As usual my writing skills let me down. Science = good, English not so much.

What I meant was, I should stop sulking because there are a lot of people in dire need out there and it's not getting any better under our "wonderful" current government. However, I also work hard. These points are not related.
(, Thu 4 Aug 2011, 13:25, closed)

You’re hard working with a placement at one of the most prestigious universities in the world, you’ve pretty much won the lottery of life already. Why would you waste a moments thought on how the underclass live their lives?

My background is council estate, various placements with foster parents, left school without a single exam to my name. I’ve probably got a different view to you.

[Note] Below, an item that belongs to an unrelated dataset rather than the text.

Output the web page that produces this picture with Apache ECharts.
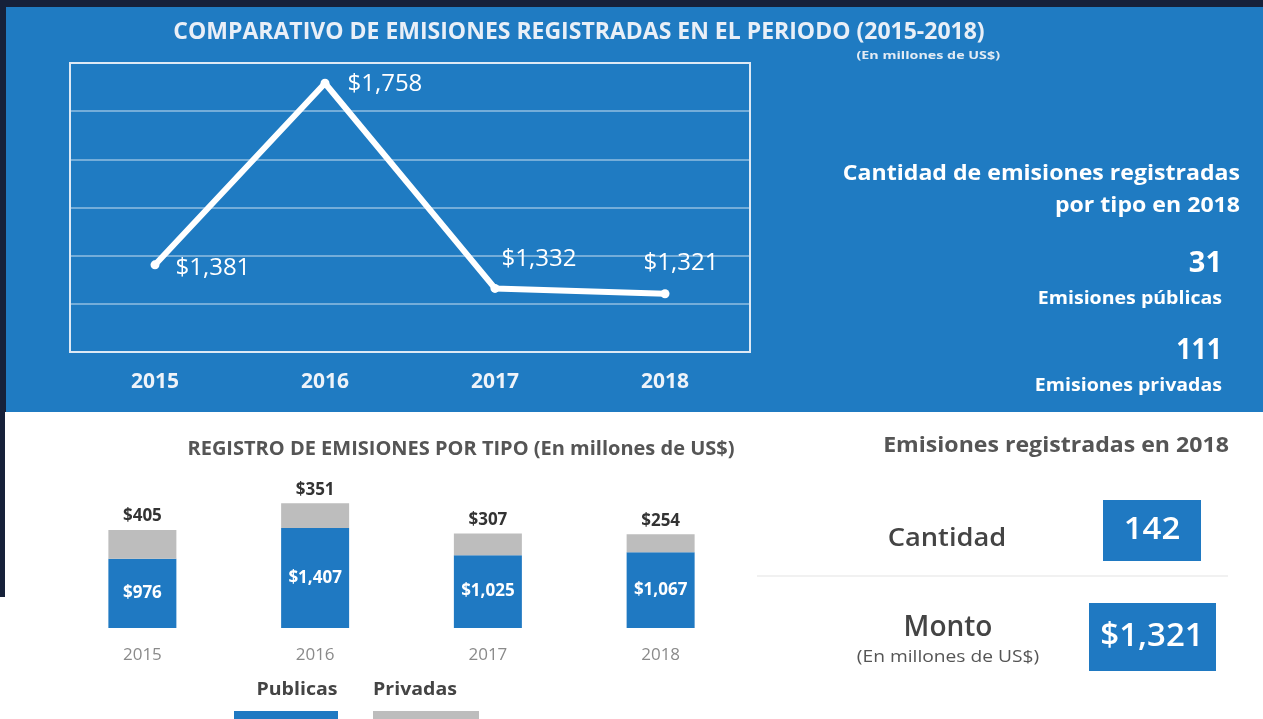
<!DOCTYPE html>
<html><head><meta charset="utf-8">
<script src="https://cdn.jsdelivr.net/npm/echarts@6/dist/echarts.min.js"></script>
<style>html,body{margin:0;padding:0;background:#fff;overflow:hidden}#c{width:1263px;height:719px;}</style>
</head><body><div id="c"></div>
<script>
// ---- data ----
const years = ['2015', '2016', '2017', '2018'];
const totalAmounts = [1381, 1758, 1332, 1321];
const publicAmounts = [976, 1407, 1025, 1067];
const privateAmounts = [405, 351, 307, 254];
const typeNames = ['Publicas', 'Privadas'];
const issuesByType2018 = [31, 111];
const issueTypeLabels = ['Emisiones públicas', 'Emisiones privadas'];
const count2018 = 142;
const amount2018 = 1321;

// ---- styles ----
const FONT = '"Open Sans", "DejaVu Sans", sans-serif';
const BLUE = '#1f7bc2';
const BAR_BLUE = '#1f79c2';
const GRAY = '#bdbdbd';
const NAVY = '#16213a';
const money = v => '$' + Number(v).toLocaleString('en-US');
const lineLabelCfg = [
  {position: 'right', distance: 16, offset: [0, 3]},
  {position: 'right', distance: 18, offset: [0, 1]},
  {position: 'top', distance: 5, offset: [44, -8]},
  {position: 'top', distance: 5, offset: [16, -9]}
];

function txt(text, x, y, size, weight, fill, align, sx) {
  return {
    type: 'text', x: x, y: y, silent: true, z: 5, scaleX: sx || 1,
    style: {text: text, fill: fill, fontSize: size, fontWeight: weight, fontFamily: FONT,
            textAlign: align || 'center', textVerticalAlign: 'middle'}
  };
}

const chart = echarts.init(document.getElementById('c'), null, {renderer: 'canvas'});
chart.setOption({
  backgroundColor: '#ffffff',
  animation: false,
  title: [
    {text: 'COMPARATIVO DE EMISIONES REGISTRADAS EN EL PERIODO (2015-2018)', left: 574, top: 16, textAlign: 'center',
     textStyle: {color: '#e9eff7', fontSize: 23, fontWeight: 'bold', fontFamily: FONT}},
    {text: 'REGISTRO DE EMISIONES POR TIPO (En millones de US$)', left: 456, top: 434, textAlign: 'center',
     textStyle: {color: '#555555', fontSize: 20, fontWeight: 'bold', fontFamily: FONT}}
  ],
  grid: [
    {left: 70, top: 63, width: 680, height: 289, show: true, borderColor: '#dde9f5', borderWidth: 2, backgroundColor: 'transparent', z: 3},
    {left: 56, top: 486, width: 691, height: 142}
  ],
  xAxis: [
    {type: 'category', gridIndex: 0, data: years, boundaryGap: true,
     axisLine: {show: false}, axisTick: {show: false},
     axisLabel: {color: '#eef3f9', fontSize: 21, fontWeight: 'bold', fontFamily: FONT, margin: 20}},
    {type: 'category', gridIndex: 1, data: years,
     axisLine: {show: false}, axisTick: {show: false},
     axisLabel: {color: '#8a8a8a', fontSize: 17, fontFamily: FONT, margin: 19}}
  ],
  yAxis: [
    {type: 'value', gridIndex: 0, min: 1200, max: 1800, interval: 100,
     axisLabel: {show: false}, axisLine: {show: false}, axisTick: {show: false},
     splitLine: {lineStyle: {color: 'rgba(255,255,255,0.38)', width: 2}}},
    {type: 'value', gridIndex: 1, min: 0, max: 2000,
     axisLabel: {show: false}, axisLine: {show: false}, axisTick: {show: false}, splitLine: {show: false}}
  ],
  series: [
    {name: 'Total', type: 'line', xAxisIndex: 0, yAxisIndex: 0, z: 4,
     data: totalAmounts.map((v, i) => ({value: v, label: lineLabelCfg[i]})),
     lineStyle: {color: '#ffffff', width: 6}, itemStyle: {color: '#ffffff'},
     symbol: 'circle', symbolSize: 9,
     label: {show: true, color: '#ffffff', fontSize: 24, fontFamily: FONT, formatter: p => money(p.value)}},
    {name: typeNames[0], type: 'bar', stack: 'tipo', xAxisIndex: 1, yAxisIndex: 1, barWidth: 68,
     data: publicAmounts, itemStyle: {color: BAR_BLUE},
     label: {show: true, position: 'inside', color: '#ffffff', fontSize: 17, fontWeight: 'bold', fontFamily: FONT,
             formatter: p => money(p.value)}},
    {name: typeNames[1], type: 'bar', stack: 'tipo', xAxisIndex: 1, yAxisIndex: 1, barWidth: 68,
     data: privateAmounts, itemStyle: {color: GRAY},
     label: {show: true, position: 'top', distance: 5, color: '#333333', fontSize: 17, fontWeight: 'bold', fontFamily: FONT,
             formatter: p => money(p.value)}}
  ],
  graphic: [
    {type: 'rect', silent: true, z: -10, shape: {x: 0, y: 0, width: 1263, height: 412}, style: {fill: NAVY}},
    {type: 'rect', silent: true, z: -10, shape: {x: 0, y: 0, width: 5, height: 597}, style: {fill: NAVY}},
    {type: 'rect', silent: true, z: -9, shape: {x: 6, y: 7, width: 1257, height: 405}, style: {fill: BLUE}},
    txt('(En millones de US$)', 1000, 56, 11, 'bold', '#e3ebf4', 'right', 1.3),
    // right KPI panel (blue)
    txt('Cantidad de emisiones registradas', 1240, 174, 22, 'bold', '#ffffff', 'right', 1.05),
    txt('por tipo en 2018', 1240, 206, 22, 'bold', '#ffffff', 'right', 1.05),
    txt(String(issuesByType2018[0]), 1222, 264, 29, 'bold', '#ffffff', 'right'),
    txt(issueTypeLabels[0], 1222, 299, 17, 'bold', '#ffffff', 'right', 1.15),
    txt(String(issuesByType2018[1]), 1222, 351, 29, 'bold', '#ffffff', 'right', 0.92),
    txt(issueTypeLabels[1], 1222, 386, 17, 'bold', '#ffffff', 'right', 1.15),
    // bottom right KPIs
    txt('Emisiones registradas en 2018', 1056, 446, 21, 'bold', '#555555', 'center', 1.1),
    txt('Cantidad', 947, 539, 26, 600, '#444444', 'center', 1.05),
    {type: 'rect', silent: true, z: 4, shape: {x: 1103, y: 500, width: 98, height: 61}, style: {fill: BAR_BLUE}},
    txt(String(count2018), 1152, 530, 30, 600, '#ffffff', 'center', 1.1),
    {type: 'line', silent: true, z: 4, shape: {x1: 757, y1: 576, x2: 1228, y2: 576}, style: {stroke: '#ececec', lineWidth: 1.5}},
    txt('Monto', 948, 628, 28, 600, '#444444', 'center'),
    txt('(En millones de US$)', 948, 657, 16, 'normal', '#555555', 'center', 1.2),
    {type: 'rect', silent: true, z: 4, shape: {x: 1089, y: 603, width: 127, height: 68}, style: {fill: BAR_BLUE}},
    txt(money(amount2018), 1152, 637, 33, 600, '#ffffff', 'center'),
    // legend
    txt(typeNames[0], 297, 690, 17, 'bold', '#444444', 'center', 1.15),
    {type: 'rect', silent: true, z: 4, shape: {x: 234, y: 711, width: 104, height: 10}, style: {fill: BAR_BLUE}},
    txt(typeNames[1], 415, 690, 17, 'bold', '#444444', 'center', 1.15),
    {type: 'rect', silent: true, z: 4, shape: {x: 373, y: 711, width: 106, height: 10}, style: {fill: GRAY}}
  ]
});
</script>
</body></html>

I don’t begrudge a single penny of the 40K+ a year I pay in tax (did you see what I did there) that goes to people who’ve not managed to dig their way out. It’s hard to put in words the crushing weight when the expectation of every single person in your life is that crap is the best you can hope for. Or how hard you have to work to beat the ever so nice middle class boys and girls with their ‘tick all the boxes’ CVs, and expectations of success.
(, Thu 4 Aug 2011, 14:07, closed)
my god
this thread has been awesome. You and Clay have made some great points. I'm glad to find out that not everybody in this damn country is a neo-Thatcherite scumbag who thinks taxation is unfair and that the vulnerable should fend for themselves.

Maybe that long overdue cultural backlash isn't as far off as I imagined.